Regulatory and EU Alignment Impacts

Intra-UK Trade

It has been assessed that there is no impact on intra-UK trade.

The ZEV mandate will apply to Scotland, Wales and England from January 2024. The intent of the Department for Infrastructure (NI) remains that Northern Ireland will join the mandate when the Assembly is able to pass the required legislation. In the interim, Northern Ireland will retain an appropriately scaled version of the existing CO2 emissions regulation for new cars and vans.

International Trade

The ZEV mandate could be thought of as a non-tariff measure in that it will affect trade through a kind of product regulation – elements of this could be thought of as a technical barrier to trade, although there are similarities to quantity restrictions in that it will apply differentially based on the number of ZEVs and non-ZEVs already traded. That said, the mechanism is atypical as instead of imposing more stringent requirements on all vehicles traded, or greater costs on vehicles traded above a certain quota, the regulations will require the sale of a non-ZEV to be compensated by a given number of ZEV sales. This will cause some degree of trade friction for non-ZEVs.
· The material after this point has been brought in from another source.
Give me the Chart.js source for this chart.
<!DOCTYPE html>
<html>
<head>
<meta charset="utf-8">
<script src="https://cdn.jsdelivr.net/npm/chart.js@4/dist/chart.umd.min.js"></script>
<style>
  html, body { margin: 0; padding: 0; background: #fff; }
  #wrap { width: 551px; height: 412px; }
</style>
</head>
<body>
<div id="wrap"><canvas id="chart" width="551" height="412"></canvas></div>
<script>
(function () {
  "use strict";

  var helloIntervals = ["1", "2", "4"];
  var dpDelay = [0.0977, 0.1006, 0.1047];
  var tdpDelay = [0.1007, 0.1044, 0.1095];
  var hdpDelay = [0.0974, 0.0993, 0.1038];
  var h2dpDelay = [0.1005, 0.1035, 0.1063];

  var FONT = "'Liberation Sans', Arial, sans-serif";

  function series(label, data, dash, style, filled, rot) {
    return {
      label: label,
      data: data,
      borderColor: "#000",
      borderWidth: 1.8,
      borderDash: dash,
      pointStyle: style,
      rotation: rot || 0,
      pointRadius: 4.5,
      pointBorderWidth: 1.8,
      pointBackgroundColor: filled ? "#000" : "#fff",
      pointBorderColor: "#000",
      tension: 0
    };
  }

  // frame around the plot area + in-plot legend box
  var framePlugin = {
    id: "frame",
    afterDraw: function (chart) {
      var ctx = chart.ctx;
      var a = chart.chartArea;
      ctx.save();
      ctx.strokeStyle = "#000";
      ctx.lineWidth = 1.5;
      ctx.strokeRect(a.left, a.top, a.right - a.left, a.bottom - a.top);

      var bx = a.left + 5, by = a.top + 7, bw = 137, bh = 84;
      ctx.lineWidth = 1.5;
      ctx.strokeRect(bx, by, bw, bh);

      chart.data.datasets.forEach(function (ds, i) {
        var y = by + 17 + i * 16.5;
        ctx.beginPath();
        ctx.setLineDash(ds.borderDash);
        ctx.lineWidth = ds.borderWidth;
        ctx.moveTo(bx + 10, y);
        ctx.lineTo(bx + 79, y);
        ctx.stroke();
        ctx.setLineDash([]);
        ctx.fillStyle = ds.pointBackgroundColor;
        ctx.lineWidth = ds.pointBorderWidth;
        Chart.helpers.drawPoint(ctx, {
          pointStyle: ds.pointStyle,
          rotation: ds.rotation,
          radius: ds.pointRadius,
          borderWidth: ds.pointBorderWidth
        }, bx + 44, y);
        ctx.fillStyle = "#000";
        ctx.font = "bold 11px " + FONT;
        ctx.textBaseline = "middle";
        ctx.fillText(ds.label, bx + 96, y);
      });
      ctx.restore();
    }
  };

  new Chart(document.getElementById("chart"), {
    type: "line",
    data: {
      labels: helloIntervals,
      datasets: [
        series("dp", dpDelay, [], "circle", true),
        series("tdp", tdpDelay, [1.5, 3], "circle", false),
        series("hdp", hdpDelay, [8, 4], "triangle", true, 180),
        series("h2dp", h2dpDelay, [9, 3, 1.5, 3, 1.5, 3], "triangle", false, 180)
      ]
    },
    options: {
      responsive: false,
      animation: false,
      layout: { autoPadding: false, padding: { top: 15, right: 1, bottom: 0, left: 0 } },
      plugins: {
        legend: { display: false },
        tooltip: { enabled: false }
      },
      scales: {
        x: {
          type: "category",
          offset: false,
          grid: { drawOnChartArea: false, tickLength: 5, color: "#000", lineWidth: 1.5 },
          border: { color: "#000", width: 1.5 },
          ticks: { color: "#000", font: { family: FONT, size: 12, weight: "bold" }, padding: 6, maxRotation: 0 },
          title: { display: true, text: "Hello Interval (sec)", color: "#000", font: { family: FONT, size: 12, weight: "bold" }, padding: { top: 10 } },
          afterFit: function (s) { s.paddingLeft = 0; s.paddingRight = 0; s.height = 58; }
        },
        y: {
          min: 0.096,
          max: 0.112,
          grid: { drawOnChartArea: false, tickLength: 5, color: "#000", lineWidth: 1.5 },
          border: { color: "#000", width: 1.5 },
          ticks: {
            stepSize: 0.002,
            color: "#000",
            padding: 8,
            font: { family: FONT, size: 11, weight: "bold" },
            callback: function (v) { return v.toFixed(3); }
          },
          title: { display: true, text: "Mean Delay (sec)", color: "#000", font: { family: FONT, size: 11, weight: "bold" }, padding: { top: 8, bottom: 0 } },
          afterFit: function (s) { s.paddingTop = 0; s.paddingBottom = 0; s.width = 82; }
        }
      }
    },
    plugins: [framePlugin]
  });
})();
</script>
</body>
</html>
The regulations will apply equally to imports, exports, and domestic trade as they apply to GB registrations regardless of product origin. The regulations impose no explicit barrier or cost on production and exports; manufacturers would be free to produce ICEVs for international trade. It may, in fact, facilitate exports of non-ZEVs to economies without ZEV mandates and/or with less stringent regulations, because the domestic non-tariff measure imposed through the ZEV mandate would likely lead to greater implicit costs associated with domestically-produced (and sold) ICEVs, relative to the costs they incur when exported to these other nations.
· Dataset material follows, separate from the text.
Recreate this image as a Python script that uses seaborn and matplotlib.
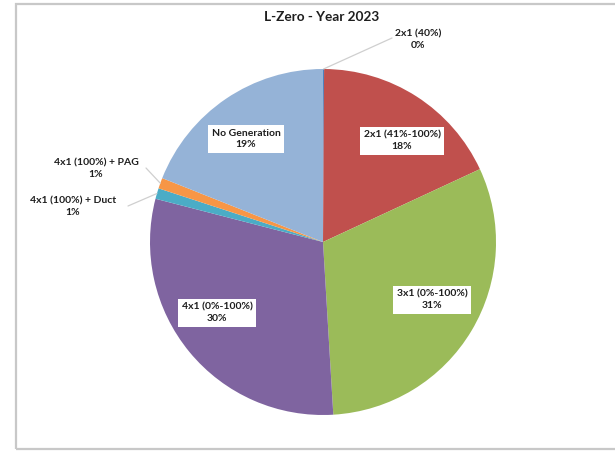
import matplotlib
matplotlib.use("Agg")
import matplotlib.pyplot as plt
import matplotlib.patches as mpatches
import numpy as np
import seaborn as sns

sns.set_theme(style="white")
plt.rcParams["font.family"] = ["Lato", "DejaVu Sans"]

# Generation mode shares, clockwise from 12 o'clock
categories = ["2x1 (40%)", "2x1 (41%-100%)", "3x1 (0%-100%)", "4x1 (0%-100%)",
              "4x1 (100%) + Duct", "4x1 (100%) + PAG", "No Generation"]
shares = [0.1, 18, 31, 30, 1, 1, 19]
colors = ["#4f81bd", "#c0504d", "#9bbb59", "#7f64a0", "#4bacc6", "#f79646", "#95b3d7"]
title = "L-Zero - Year 2023"

W, H = 615, 451
fig = plt.figure(figsize=(W / 100, H / 100), dpi=100)
fig.patch.set_facecolor("white")
ax = fig.add_axes([0, 0, 1, 1])

def py(y):
    # convert a top-down pixel row to the axes' bottom-up coordinate
    return H - y

cx, cy, r = 323, py(242), 173
wedges, _ = ax.pie(shares, colors=colors, startangle=90, counterclock=False,
                   center=(cx, cy), radius=r, frame=True,
                   wedgeprops=dict(edgecolor="none", linewidth=0))
ax.set_xlim(0, W)
ax.set_ylim(0, H)
ax.set_aspect("equal")
ax.axis("off")

# chart frame
frame = mpatches.Rectangle((16, py(449)), 620, 445, fill=False,
                           edgecolor="#c8c8c8", linewidth=1.6, clip_on=False)
ax.add_patch(frame)

labels = [f"{c}\n{v:.0f}%" for c, v in zip(categories, shares)]

# inside labels (white boxes) and outside labels (with leader lines)
inside = {1: (402, 141), 2: (432, 300), 3: (217, 313), 6: (246, 139)}
outside = {0: (418, 40), 4: (73, 207), 5: (96, 169)}
outside_anchor = {0: (392, 38), 4: (128, 206), 5: (146, 168)}

txt_kw = dict(ha="center", va="center", fontsize=7.5, fontweight="bold",
              color="#1e1e1e", linespacing=1.35)

for i, (x, y) in inside.items():
    ax.text(x, py(y), labels[i],
            bbox=dict(boxstyle="square,pad=0.35", facecolor="white",
                      edgecolor="none"), **txt_kw)

for i, (x, y) in outside.items():
    w = wedges[i]
    mid = np.deg2rad((w.theta1 + w.theta2) / 2)
    ex = cx + r * np.cos(mid)
    ey = cy + r * np.sin(mid)
    ax_, ay_ = outside_anchor[i]
    ax.plot([ex, ax_], [ey, py(ay_)], color="#cfcfcf", linewidth=0.9, zorder=1)
    ax.text(x, py(y), labels[i], **txt_kw)

ax.text(322, py(17), title, ha="center", va="center", fontsize=9.8,
        fontweight="bold", color="#1e1e1e")

fig.savefig("out.png", dpi=100, facecolor="white")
That said, these regulations would be very unlikely to be viewed as trade-promoting or protectionist measures, for several key reasons. Firstly, there is no distinction between domestic and foreign producers; secondly, the majority of both domestic and foreign vehicle manufacturers produce a mix of ZEV and non-ZEVs. For these reasons it is not likely to have a differential effect on domestic versus foreign producers or trading partners in a way which may lead to trade issues.

The overall effect on the UK trade balance is not clear. Trade modelling is generally based on large amounts of historic data; given the nascent nature on the BEV market; challenges modelling non-tariff measures in general; and broader challenges regarding modelling the effect of quantity-based non-tariff measures (as which the ZEV mandate could be conceived), it is unlikely that bespoke trade modelling (e.g. structural gravity) would deliver proportionate value. However, the effect on domestic/foreign manufacturers and the trade balance will be considered in the development of the monitoring and evaluation plan.

For the years following 2035, where the ZEV mandate will require 100% of standard cars and vans to be zero emission, the regulations should be thought of as a technical barrier to trade. This period is, however, outside the scope of this cost benefit analysis. Further analysis will be conducted to assess the trade impacts of subsequent regulations at the appropriate time.

The regulations may require WTO notification, given that they will affect UK trading partners. They are, however, considered unlikely to lead to any dispute, unless specific provisions are made which favour domestic over foreign producers.

EU Alignment

The EU objective is to reach zero-emission road mobility by 2035. This target is expressed as an EU fleet-wide target to reduce the CO2 emissions produced by new passenger cars and light commercial vehicles by 100% compared to 2021. This is similar to the proposals consulted on – ZEV mandate targets have been set out to 100% by 2035 but we are only legislating to 2030 initially.

This legislation, while similar to the EU’s proposals, is not wholly aligned. The EU scheme focuses on reducing the CO2 emissions of the manufacturers new fleet of cars and vans, rather than sales of zero emissions vehicles. Critically, unlike the ZEV mandate, the sales incentive mechanism (the EU equivalent of the ZEV mandate) is not a mandated target for manufacturers and is rather an incentive for manufacturers.

Fundamentally, even if the ZEV mandate was closely aligned with the EU schemes, the UK is not part of the EU market and the EU schemes have been designed for compliance across the whole of the EU rather than within individual member states.